## What this task involves
Go through the records underneath and write each one out again exactly.

## The records
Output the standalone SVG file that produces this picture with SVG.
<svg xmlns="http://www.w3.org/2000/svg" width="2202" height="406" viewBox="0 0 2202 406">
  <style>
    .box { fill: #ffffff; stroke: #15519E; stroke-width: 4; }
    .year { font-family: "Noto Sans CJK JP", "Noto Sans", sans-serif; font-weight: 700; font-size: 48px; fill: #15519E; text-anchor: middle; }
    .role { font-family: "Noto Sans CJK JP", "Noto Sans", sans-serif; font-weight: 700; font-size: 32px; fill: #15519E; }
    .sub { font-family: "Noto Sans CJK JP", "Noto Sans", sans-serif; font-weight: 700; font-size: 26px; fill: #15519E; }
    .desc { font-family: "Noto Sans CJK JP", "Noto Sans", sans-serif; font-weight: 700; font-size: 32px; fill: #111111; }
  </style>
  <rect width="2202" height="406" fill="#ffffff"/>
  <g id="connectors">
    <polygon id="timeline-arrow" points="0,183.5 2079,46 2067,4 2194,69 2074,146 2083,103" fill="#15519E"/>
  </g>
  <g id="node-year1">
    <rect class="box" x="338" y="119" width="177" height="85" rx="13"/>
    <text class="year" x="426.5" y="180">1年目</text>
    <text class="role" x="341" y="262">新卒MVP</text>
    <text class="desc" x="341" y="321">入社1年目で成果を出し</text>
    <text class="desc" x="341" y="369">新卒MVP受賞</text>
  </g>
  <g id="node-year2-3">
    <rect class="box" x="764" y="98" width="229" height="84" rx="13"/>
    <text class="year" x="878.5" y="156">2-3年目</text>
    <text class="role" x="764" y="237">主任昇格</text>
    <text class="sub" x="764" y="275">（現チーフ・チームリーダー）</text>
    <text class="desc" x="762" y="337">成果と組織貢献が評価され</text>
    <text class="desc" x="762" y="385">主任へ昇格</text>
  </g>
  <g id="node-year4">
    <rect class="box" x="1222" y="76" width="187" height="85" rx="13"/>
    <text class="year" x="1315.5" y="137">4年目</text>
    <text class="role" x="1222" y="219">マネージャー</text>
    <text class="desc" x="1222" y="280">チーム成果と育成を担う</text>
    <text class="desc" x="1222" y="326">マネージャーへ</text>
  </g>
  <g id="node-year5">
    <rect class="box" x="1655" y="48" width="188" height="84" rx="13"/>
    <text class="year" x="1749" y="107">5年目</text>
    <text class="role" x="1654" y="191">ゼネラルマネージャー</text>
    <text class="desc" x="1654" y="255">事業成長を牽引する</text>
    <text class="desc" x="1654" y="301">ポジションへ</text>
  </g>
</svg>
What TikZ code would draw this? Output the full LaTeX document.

## Task answer
Output the standalone SVG file that produces this picture with SVG.
<svg xmlns="http://www.w3.org/2000/svg" width="2202" height="406" viewBox="0 0 2202 406">
  <style>
    .box { fill: #ffffff; stroke: #15519E; stroke-width: 4; }
    .year { font-family: "Noto Sans CJK JP", "Noto Sans", sans-serif; font-weight: 700; font-size: 48px; fill: #15519E; text-anchor: middle; }
    .role { font-family: "Noto Sans CJK JP", "Noto Sans", sans-serif; font-weight: 700; font-size: 32px; fill: #15519E; }
    .sub { font-family: "Noto Sans CJK JP", "Noto Sans", sans-serif; font-weight: 700; font-size: 26px; fill: #15519E; }
    .desc { font-family: "Noto Sans CJK JP", "Noto Sans", sans-serif; font-weight: 700; font-size: 32px; fill: #111111; }
  </style>
  <rect width="2202" height="406" fill="#ffffff"/>
  <g id="connectors">
    <polygon id="timeline-arrow" points="0,183.5 2079,46 2067,4 2194,69 2074,146 2083,103" fill="#15519E"/>
  </g>
  <g id="node-year1">
    <rect class="box" x="338" y="119" width="177" height="85" rx="13"/>
    <text class="year" x="426.5" y="180">1年目</text>
    <text class="role" x="341" y="262">新卒MVP</text>
    <text class="desc" x="341" y="321">入社1年目で成果を出し</text>
    <text class="desc" x="341" y="369">新卒MVP受賞</text>
  </g>
  <g id="node-year2-3">
    <rect class="box" x="764" y="98" width="229" height="84" rx="13"/>
    <text class="year" x="878.5" y="156">2-3年目</text>
    <text class="role" x="764" y="237">主任昇格</text>
    <text class="sub" x="764" y="275">（現チーフ・チームリーダー）</text>
    <text class="desc" x="762" y="337">成果と組織貢献が評価され</text>
    <text class="desc" x="762" y="385">主任へ昇格</text>
  </g>
  <g id="node-year4">
    <rect class="box" x="1222" y="76" width="187" height="85" rx="13"/>
    <text class="year" x="1315.5" y="137">4年目</text>
    <text class="role" x="1222" y="219">マネージャー</text>
    <text class="desc" x="1222" y="280">チーム成果と育成を担う</text>
    <text class="desc" x="1222" y="326">マネージャーへ</text>
  </g>
  <g id="node-year5">
    <rect class="box" x="1655" y="48" width="188" height="84" rx="13"/>
    <text class="year" x="1749" y="107">5年目</text>
    <text class="role" x="1654" y="191">ゼネラルマネージャー</text>
    <text class="desc" x="1654" y="255">事業成長を牽引する</text>
    <text class="desc" x="1654" y="301">ポジションへ</text>
  </g>
</svg>
What TikZ code would draw this? Output the full LaTeX document.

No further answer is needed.